How old wallet approvals can turn scary

The attack traced back to an ERC-20 approval that silently gave access to a scammer wallet “0x67E5Ae” linked to the pink-drainer.eth address.

The contract allowed token transfers without any further user confirmation.

According to Scam Sniffer, who flagged the incident on X, the theft occurred a staggering 458 days after the victim unknowingly approved the malicious transaction.

Soon after this, Scam Sniffer took to X and noted, 

“Regularly review and revoke old approvals – your wallet security matters!”

In this case, the compromised wallet had previously shown only minor, low-value activity, which likely helped it fly under the radar.

How did this start?

Things took a sharp turn on the 2nd of July.

The victim moved $762,397 USDC from MetaMask to a new wallet (0x6c0eB6) at 8:41 PM UTC.

Just ten minutes later, they topped it up with another $146,154 from a Kraken account. These movements were public on-chain and likely alerted the scammer.

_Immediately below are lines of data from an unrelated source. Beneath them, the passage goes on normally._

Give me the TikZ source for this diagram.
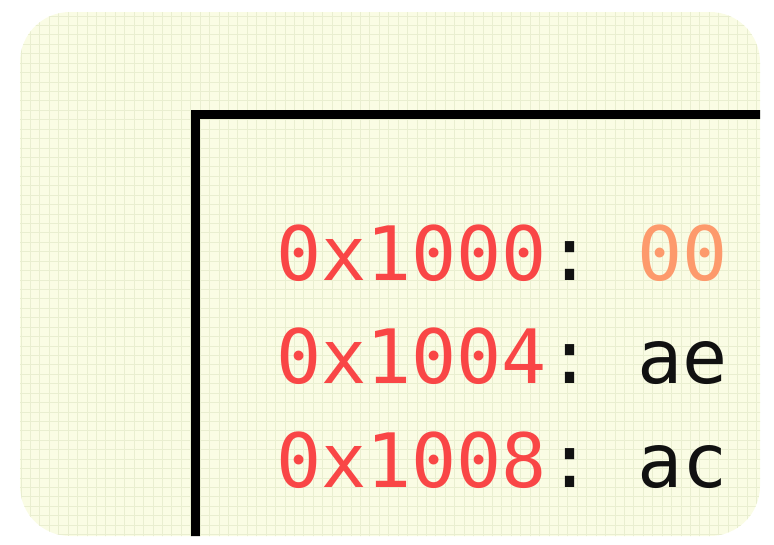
\documentclass[tikz,border=0pt]{standalone}
\usepackage{fontspec}
\newfontfamily\codefont{DejaVu Sans Mono}
\definecolor{bgfill}{HTML}{FAFCE4}
\definecolor{gridc}{HTML}{E9EED0}
\definecolor{addr}{HTML}{F94646}
\definecolor{hl}{HTML}{FD9A6C}
\definecolor{ink}{HTML}{111111}
\begin{document}
\begin{tikzpicture}[x=1pt,y=-1pt,
  codeline/.style={anchor=base west, inner sep=0pt, text=ink,
    font=\codefont\fontsize{75}{75}\selectfont\frenchspacing},
  gridline/.style={gridc, line width=1pt},
  frameline/.style={black, line width=9pt, line join=miter}]
\useasboundingbox (0,0) rectangle (774,544);
\begin{scope}
  \path[clip, rounded corners=50pt] (20,12) rectangle (760,536);
  \fill[bgfill] (0,0) rectangle (774,544);
  \foreach \i in {0,...,79} \draw[gridline] ({21+\i*9.43},0) -- ({21+\i*9.43},544);
  \foreach \j in {0,...,56} \draw[gridline] (0,{16+\j*9.43}) -- (774,{16+\j*9.43});
  \coordinate (fb) at (195,560);
  \coordinate (fc) at (195,114);
  \coordinate (fr) at (790,114);
  \draw[frameline] (fb) -- (fc) -- (fr);
\end{scope}
\node[codeline] (l1) at (276,280) {\textcolor{addr}{0x1000}:\ \textcolor{hl}{00}};
\node[codeline] (l2) at (276,383) {\textcolor{addr}{0x1004}:\ ae};
\node[codeline] (l3) at (276,487) {\textcolor{addr}{0x1008}:\ ac};
\end{tikzpicture}
\end{document}
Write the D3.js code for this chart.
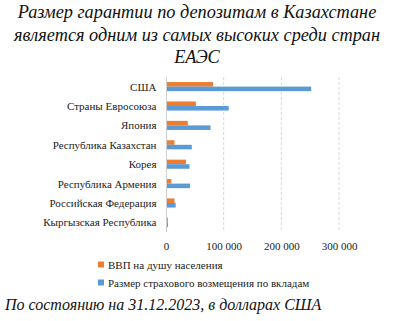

Instead of acting right away, the attacker waited another month, likely to confirm no reversal or additional deposits. And then struck at 4:57 a.m. UTC on the 2nd of August.

The stolen funds were sent to an address labeled Fake_Phishing322880 and flagged by Scam Sniffer as malicious.

Scams getting smarter

This shows that the surge in crypto-related scams is growing more sophisticated by the day, as bad actors exploit both technology and trust.

From AI-generated deepfakes of Ripple executives to impersonated YouTube channels promoting fake XRP giveaways, scammers are leveraging realism to deceive unsuspecting users.

At the same time, the resurfacing of a colossal 16-billion-record credential leak has heightened the risks across platforms.

In one alarming instance, a targeted phishing attack used a blend of urgency, impersonation, and cross-platform manipulation to fool even a seasoned cybersecurity expert. 

Even experienced users have fallen prey.

Source: Galaxy

Even cybersecurity analyst Christopher Rosa fell for a phishing scam using spoofed emails, fake Coinbase calls, and coordinated social engineering.

The takeaway is blunt but vital: old approvals don’t expire, and attackers don’t forget.